Code Section Summary
26 U.S.C. 4958 Regulations
Taxpayer Bill of Rights 2
(a) Initial taxes. --
(1) On the disqualified person. --
There is hereby imposed on each excess benefit transaction a tax equal to 25 percent of the excess benefit. The tax
imposed by this paragraph shall be paid by any disqualified person referred to in subsection (f)(1) with respect to such
transaction.
(2) On the management. --
In any case in which a tax is imposed by paragraph (1), there is hereby imposed on the participation of any organization
manager in the excess benefit transaction, knowing that it is such a transaction, a tax equal to 10 percent of the excess
benefit, unless such participation is not willful and is due to reasonable cause. The tax imposed by this paragraph shall be
paid by any organization manager who participated in the excess benefit transaction.
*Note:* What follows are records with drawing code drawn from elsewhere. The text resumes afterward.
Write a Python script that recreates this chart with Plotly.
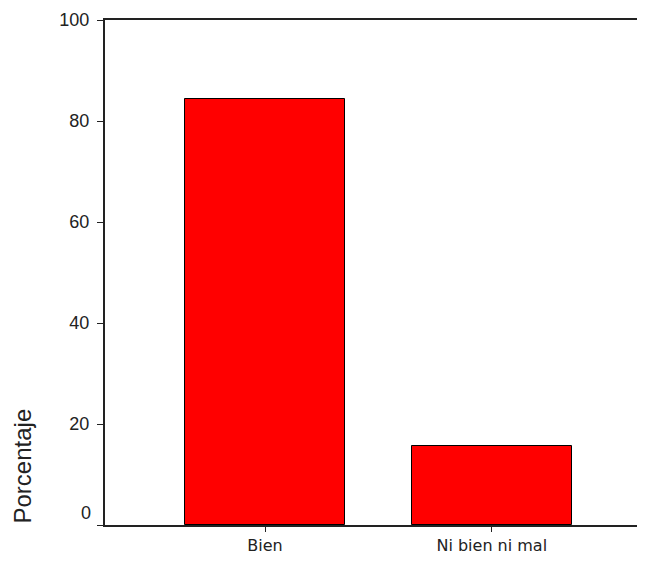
import plotly.graph_objects as go

categories = ["Bien", "Ni bien ni mal"]
percentages = [84.4, 15.6]
y_tick_vals = [0, 20, 40, 60, 80, 100]
y_tick_text = ["", "20", "40", "60", "80", "100"]

fig = go.Figure()
fig.add_trace(go.Bar(
    x=categories, y=percentages,
    width=0.705,
    marker=dict(color="#FF0000", line=dict(color="#000000", width=1)),
))

fig.add_annotation(x=0, xref="paper", y=0, yref="y", text="0",
                   showarrow=False, xanchor="right", xshift=-12, yshift=12,
                   font=dict(family="Liberation Sans, Arial", size=18, color="#222222"))
fig.add_annotation(x=0, xref="paper", y=0, yref="paper", text="Porcentaje",
                   showarrow=False, textangle=-90, xanchor="center", yanchor="bottom",
                   xshift=-83, yshift=-1,
                   font=dict(family="Liberation Sans, Arial", size=24, color="#222222"))

fig.update_layout(
    width=637, height=549,
    margin=dict(l=97, r=2, t=7, b=28),
    paper_bgcolor="white", plot_bgcolor="white",
    showlegend=False,
    bargap=0,
    xaxis=dict(
        range=[-0.706, 1.667], showgrid=False, zeroline=False,
        showline=True, linecolor="#222222", linewidth=2, mirror=True,
        ticks="outside", ticklen=5, tickwidth=1, tickcolor="#222222",
        tickfont=dict(family="DejaVu Sans", size=16, color="#222222"),
        ticklabeloverflow="allow",
    ),
    yaxis=dict(
        range=[0, 100], showgrid=False, zeroline=False,
        showline=True, linecolor="#222222", linewidth=2,
        ticks="outside", ticklen=6, tickwidth=1, tickcolor="#222222",
        tickvals=y_tick_vals, ticktext=y_tick_text,
        tickfont=dict(family="Liberation Sans, Arial", size=18, color="#222222"),
        ticklabelstandoff=4, ticklabeloverflow="allow",
    ),
)

fig.write_html("out.html")
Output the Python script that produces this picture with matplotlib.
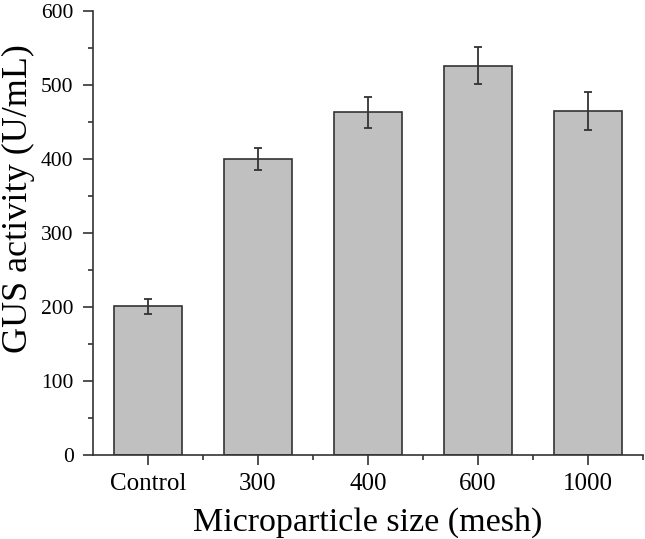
import matplotlib
matplotlib.use('Agg')
import matplotlib.pyplot as plt
from matplotlib.ticker import MultipleLocator, FixedLocator

plt.rcParams['font.family'] = ['Liberation Serif', 'DejaVu Serif']

# data
sizes = ['Control', '300', '400', '600', '1000']
activity = [201, 400, 463, 526, 465]
errors = [10, 15, 21, 25, 26]

fig = plt.figure(figsize=(6.45, 5.39), dpi=100)
ax = fig.add_axes([93 / 645, 1 - 455 / 539, 550 / 645, 444 / 539])

x = range(len(sizes))
ax.bar(x, activity, width=0.61, color='#c0c0c0', edgecolor='#333333', linewidth=1.2,
       yerr=errors, error_kw=dict(ecolor='#333333', elinewidth=1.3, capsize=2.6, capthick=1.3))

ax.set_xlim(-0.5, 4.5)
ax.set_ylim(0, 600)
ax.set_xticks(list(x))
ax.set_xticklabels(sizes)
ax.xaxis.set_minor_locator(FixedLocator([0.5, 1.5, 2.5, 3.5, 4.5]))
ax.yaxis.set_major_locator(MultipleLocator(100))
ax.yaxis.set_minor_locator(MultipleLocator(50))

for s in ['top', 'right']:
    ax.spines[s].set_visible(False)
for s in ['left', 'bottom']:
    ax.spines[s].set_color('#333333')
    ax.spines[s].set_linewidth(1.2)

ax.tick_params(which='major', direction='out', length=7, width=1.2, color='#333333')
ax.tick_params(which='minor', direction='out', length=3.5, width=1.2, color='#333333')
ax.tick_params(axis='y', which='major', labelsize=15.5, pad=7)
ax.tick_params(axis='x', which='major', labelsize=18, pad=6)

ax.set_xlabel('Microparticle size (mesh)', fontsize=24.5)
ax.set_ylabel('GUS activity (U/mL)', fontsize=26)
ax.xaxis.set_label_coords(0.5, -0.117)
ax.yaxis.set_label_coords(-0.105, 0.577)

fig.savefig('out.png', dpi=100)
(b) Additional tax on the disqualified person. --
In any case in which an initial tax is imposed by subsection (a)(1) on an excess benefit transaction and the excess benefit
involved in such transaction is not corrected within the taxable period, there is hereby imposed a tax equal to 200
percent of the excess benefit involved. The tax imposed by this subsection shall be paid by any disqualified person
referred to in subsection (f)(1) with respect to such transaction.
(c) Excess benefit transaction; excess benefit. --
For purposes of this section --
(1) Excess benefit transaction. --
(A) In general. --
The term 'excess benefit transaction' means any transaction in which an economic benefit is provided by an applicable
tax-exempt organization directly or indirectly to or for the use of any disqualified person if the value of the economic
benefit provided exceeds the value of the consideration (including the performance of services) received for providing
such benefit. For purposes of the preceding sentence, an economic benefit shall not be treated as consideration for the
performance of services unless such organization clearly indicated its intent to so treat such benefit.
(B) Excess benefit. --
The term 'excess benefit' means the excess referred to in subparagraph (A).
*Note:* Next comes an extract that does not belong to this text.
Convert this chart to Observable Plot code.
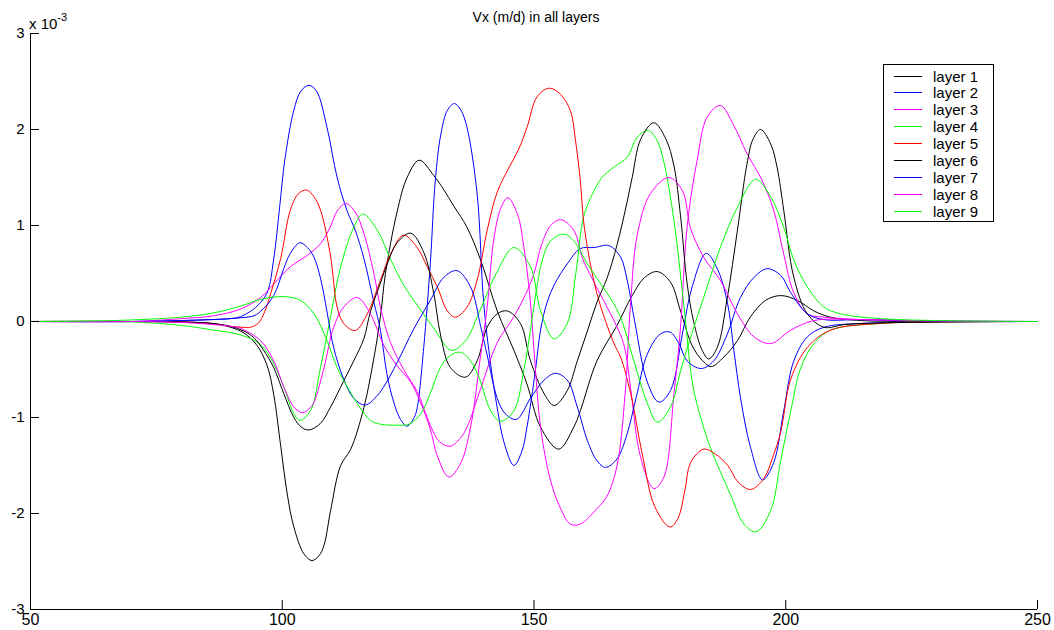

(2) Authority to include certain other private inurement. --
To the extent provided in regulations prescribed by the Secretary, the term "excess benefit transaction" includes any
transaction in which the amount of any economic benefit provided to or for the use of a disqualified person is
determined in whole or in part by the revenues of 1 or more activities of the organization but only if such transaction
results in inurement not permitted under paragraph (3) or (4) of section 501(c), as the case may be. In the case of any
such transaction, the excess benefit shall be the amount of the inurement not so permitted.
(d) Special rules. --
For purposes of this section --
(1) Joint and several liability. --
If more than 1 person is liable for any tax imposed by subsection (a) or subsection (b), all such persons shall be jointly
and severally liable for such tax.
(2) Limit for management. --
With respect to any 1 excess benefit transaction, the maximum amount of the tax imposed by subsection (a)(2) shall not
exceed $10,000.
(e) Applicable tax-exempt organization. --
For purposes of this subchapter, the term 'applicable tax-exempt organization' means --
(1) any organization which (without regard to any excess benefit) would be described in paragraph (3) or (4) of section
501(c) and exempt from tax under section 501(a), and
(2) any organization which was described in paragraph (1) at any time during the 5-year period ending on the date of the
transaction.
Such term shall not include a private foundation (as defined in section 509(a).
(f) Other definitions. --
For purposes of this section --
(1) Disqualified person. --
The term 'disqualified person' means, with respect to any transaction --
(A) any person who was, at any time during the 5-year period ending on the date of such transaction, in a position to
exercise substantial influence over the affairs of the organization,
(B) a member of the family of an individual described in subparagraph (A), and
(C) a 35-percent controlled entity.
(2) Organization manager. --
The term 'organization manager' means, with respect to any applicable tax-exempt organization, any officer, director, or
trustee of such organization (or any individual having powers or responsibilities similar to those of officers, directors, or
trustees of the organization).
(3) 35-percent controlled entity. --
(A) In general. --
The term '35-percent controlled entity' means --
(i) a corporation in which persons described in subparagraph (A) or (B) of paragraph (1) own more than 35 percent of
the total combined voting power,
(ii) a partnership in which such persons own more than 35 percent of the profits interest, and
(iii) a trust or estate in which such persons own more than 35 percent of the beneficial interest.
(B) Constructive ownership rules. --
Rules similar to the rules of paragraphs (3) and (4) of section 4946(a) shall apply for purposes of this paragraph.
(4) Family members. --
The members of an individual's family shall be determined under section 4946(d); except that such members also shall
include the brothers and sisters (whether by the whole or half blood) of the individual and their spouses.
(5) Taxable period. --
The term 'taxable period' means, with respect to any excess benefit transaction, the period beginning with the date on
which the transaction occurs and ending on the earliest of --
(A) the date of mailing a notice of deficiency under section 6212 with respect to the tax imposed by subsection (a)(1), or
(B) the date on which the tax imposed by subsection (a)(1) is assessed.
(6) Correction. --
The terms 'correction' and 'correct' mean, with respect to any excess benefit transaction, undoing the excess benefit to
the extent possible, and taking any additional measures necessary to place the organization in a financial position not
worse than that in which it would be if the disqualified person were dealing under the highest fiduciary standards.